Der präinkaische Komplex von El Paraiso wurde erstmals von dem Schweizer Archäologen Frederic Engel in den 60er Jahren studiert. Die auf 64 Hektar angelegte Fundstätte gehört der späten vorkeramischen Kultur der peruanischen Küste an. Sie wird als älteste Stätte der Übergangsphase zur Landwirtschaft in der Region angesehen. Ihre Nähe zur Meeresküste und zu schützenden Tälern bot eine sichere Lebensgrundlage mit Ackerbau und Fischfang. Bisher wurden zwölf Pyramiden entdeckt, der letzte große Fund gelang den Archäologen erst im Februar diesen Jahres.

Archäologen arbeiten in der Ausgrabungsstätte El Paraiso im Norden Limas (Bild vor der Zerstörung)

Reuters/Enrique Castro-Mendivil

Die Funde von El Paraiso geben Einblick in die frühe Zivilisation

Ein rund 5.000 Jahre alter Tempel sei in einem der Seitenflügel der Hauptpyramide von El Paraiso entdeckt worden, teilte das Kulturministerium Perus mit. Sollte sich die Entstehungszeit der Kultstätte bei der Radiokarbondatierung bestätigen, handelt es sich um einen der ältesten Funde von Zivilisationsresten weltweit. Zu dem „Tempel des Feuers“, der in der Vorzeit von menschlicher Hand mit Sand und Gestein bedeckt worden war, gehört demnach ein Herd. Die Forscher gehen davon aus, dass er zur Verbrennung von Opfergaben diente.

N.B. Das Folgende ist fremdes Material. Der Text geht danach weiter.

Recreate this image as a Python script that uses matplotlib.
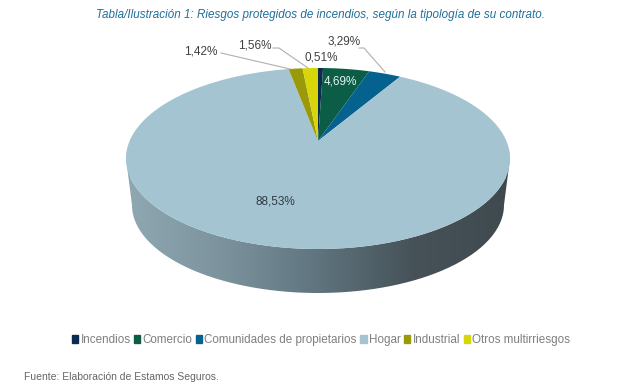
import numpy as np
from matplotlib import pyplot as plt
from matplotlib.colors import LinearSegmentedColormap
from matplotlib.patches import Patch, PathPatch
from matplotlib.path import Path

plt.rcParams['font.family'] = ['Liberation Sans', 'DejaVu Sans']

categorias = ['Incendios', 'Comercio', 'Comunidades de propietarios', 'Hogar', 'Industrial', 'Otros multirriesgos']
valores = [0.51, 4.69, 3.29, 88.53, 1.42, 1.56]
etiquetas = ['0,51%', '4,69%', '3,29%', '88,53%', '1,42%', '1,56%']
cores = ['#0d2a4f', '#0b5d45', '#05628f', '#a5c4d2', '#9a9a08', '#d6d60a']

# posicao (pixels) e cor de cada etiqueta
pos_etiquetas = [(321, 57), (340, 82), (344, 41), (275, 201), (201, 51), (255, 45)]
cor_etiquetas = ['#404040', '#e8f2f0', '#404040', '#303c42', '#404040', '#404040']

# linhas de chamada
chamadas = [
  [(359, 48), (364, 48), (385, 72)],
  [(221, 53), (290, 69)],
  [(273, 48), (279, 48), (308, 68)],
]

CX = 318
R = 188.4
C_PERSP = 0.1934


def projetar(u, v):
  # Projecao em perspectiva do disco unitario para pixels
  w = 1 + C_PERSP * v
  return CX + R * u / w, (141 - 59.85 * v) / w


def fatia(inicio, fim):
  # Angulos em sentido horario a partir do topo
  t = np.radians(np.linspace(inicio, fim, max(int(fim - inicio) * 2, 8)))
  x, y = projetar(np.sin(t), np.cos(t))
  ax0, ay0 = projetar(0, 0)
  return np.r_[ax0, x], np.r_[ay0, y]


fig = plt.figure(figsize=(6.4, 3.9), dpi=100)
ax = fig.add_axes([0, 0, 1, 1])
ax.axis('off')

# Lateral do cilindro com gradiente
t = np.radians(np.linspace(90, 270, 200))
topo_x, topo_y = projetar(np.sin(t), np.cos(t))
ordem = np.argsort(topo_x)
topo_x, topo_y = topo_x[ordem], topo_y[ordem]
s = np.radians(np.linspace(-90, 90, 200))
base_x = 318 + 186 * np.sin(s)
base_y = 205 + 88 * np.cos(s)
borda = np.column_stack([np.r_[topo_x, base_x[::-1]], np.r_[topo_y, base_y[::-1]]])

grad = LinearSegmentedColormap.from_list('lateral', ['#8fa8b2', '#7c939d', '#5f747e', '#465258', '#3f4a4f'])
img = ax.imshow(np.linspace(0, 1, 256)[None, :], cmap=grad, extent=(126, 510, 300, 150), aspect='auto', zorder=1)
clip = PathPatch(Path(borda, closed=False), transform=ax.transData, fc='none', ec='none')
ax.add_patch(clip)
img.set_clip_path(clip)

# Fatias do topo
angulos = np.r_[0, np.cumsum(valores)] * 3.6
for i in range(len(valores)):
  x, y = fatia(angulos[i], angulos[i + 1])
  ax.fill(x, y, color=cores[i], lw=0, zorder=2)

for linha in chamadas:
  lx, ly = zip(*linha)
  ax.plot(lx, ly, color='#b0b0b0', lw=0.8, zorder=3)

for texto, (x, y), cor in zip(etiquetas, pos_etiquetas, cor_etiquetas):
  ax.text(x, y, texto, color=cor, fontsize=8.5, ha='center', va='center', zorder=4)

ax.set_xlim(0, 640)
ax.set_ylim(390, 0)

ax.text(321, 15, 'Tabla/Ilustración 1: Riesgos protegidos de incendios, según la tipología de su contrato.',
        color='#1f6f9b', fontsize=8.4, style='italic', ha='center', va='center')
ax.text(24, 377, 'Fuente: Elaboración de Estamos Seguros.', color='#666666', fontsize=7.5, ha='left', va='center')

handles = [Patch(color=c, label=n) for c, n in zip(cores, categorias)]
ax.legend(handles=handles, loc='center', bbox_to_anchor=(321 / 640, 1 - 340 / 390), ncol=6, frameon=False,
          fontsize=8.4, labelcolor='#7f7f7f', handlelength=0.55, handleheight=0.6, handletextpad=0.2,
          columnspacing=0.28, borderpad=0, borderaxespad=0)

plt.savefig('out.png', dpi=100)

Belize: Maya-Tempel für Straßenbau verwendet

Erst vor zwei Monaten sorgte ein anderer Fall von Zerstörungswut für Schlagzeilen. In Belize rissen Bauarbeiter einen über 2.000 Jahre alten Maya-Tempel ab. Die Steine der Pyramide Noh Mul im Norden des mittelamerikanischen Landes nutzten sie, um eine Straße in der nahe gelegenen Ortschaft Douglas zu verfüllen, wie der Fernsehsender Channel 7 berichtete. Nur noch ein kleiner Teil der Anlage sei übrig. „Ich bin entsetzt“, sagte Allan Moore vom Institut für Archäologie dem Sender. „Die Zerstörung ist unglaublich.“

Zwar handele es sich bei der religiösen Stätte um einen mittlerweile bewachsenen Hügel, dennoch habe den Bauarbeitern klar sein müssen, dass es sich um ein historisches Bauwerk handele. In Belize sei die Zerstörung präkolumbischer Artefakte grundsätzlich verboten, hieß es in dem Bericht von Channel 7. Der Direktor der Archäologischen Instituts, Jaime Awe, sagte dem Sender, er werde rechtliche Schritte gegen das Bauunternehmen und den Grundstücksbesitzer einleiten.